At work. Photo: Chris Jackson/Getty

Big Tech is being challenged by a new strain of thought: that it should pay people for their data. The current arrangement — data for free search and friendship services — is insufficient, the new thinking goes.

Why it matters: If adopted, the argument — pressed by tech thinkers, economists and a new book — could erode billions of dollars of profit from companies like Google and Facebook, along with China's Alibaba and Tencent. Meanwhile, an undetermined amount of money, though probably just a few dollars to start, would go into the pockets of ordinary people around the world.

What they're saying: The argument is that data is actually labor — the result of stuff that everyone does in their daily lives. Therefore, if a company is using it for commercial purposes, it should pay the source of the data — you.

  • In the Weekend FT, tech thinker Jaron Lanier laments that “gargantuan, global data monopsonies” have taken over, retaining the entirety of the economic reward while creating much risk for everyone else.
  • In Radical Markets, a book published earlier this year, economist Glen Weyl and law professor Eric Posner predict the rise of data platforms representing ordinary people. They call them "data-labor unions."
  • The current Economist writes that a mechanism by which the wealth is shared might not actually turn out so bad for Big Tech. "Tech giants’ profit margins are likely to get squeezed, but their overall business may get bigger," the magazine says.
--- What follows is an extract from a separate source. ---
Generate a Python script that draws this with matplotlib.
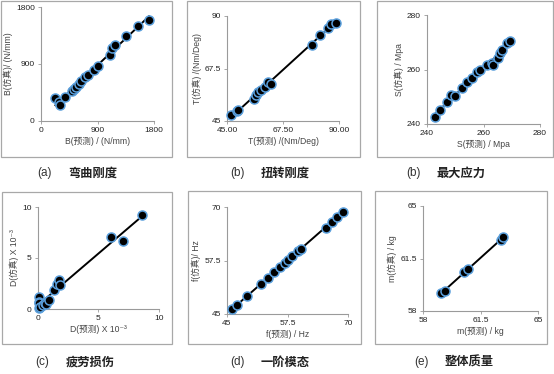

Speaking to Axios, Brookings' Mark Muro says this convergence of thought is legitimate. "It makes total sense that the exploitation of people for their data will lead to new forms of organization for recouping its value, or at least for extracting greater return," he says.

But, but, but: No one thinks it will be easy to devise the compensatory system. Nor, of course, that Big Tech will easily surrender to a new data marketplace.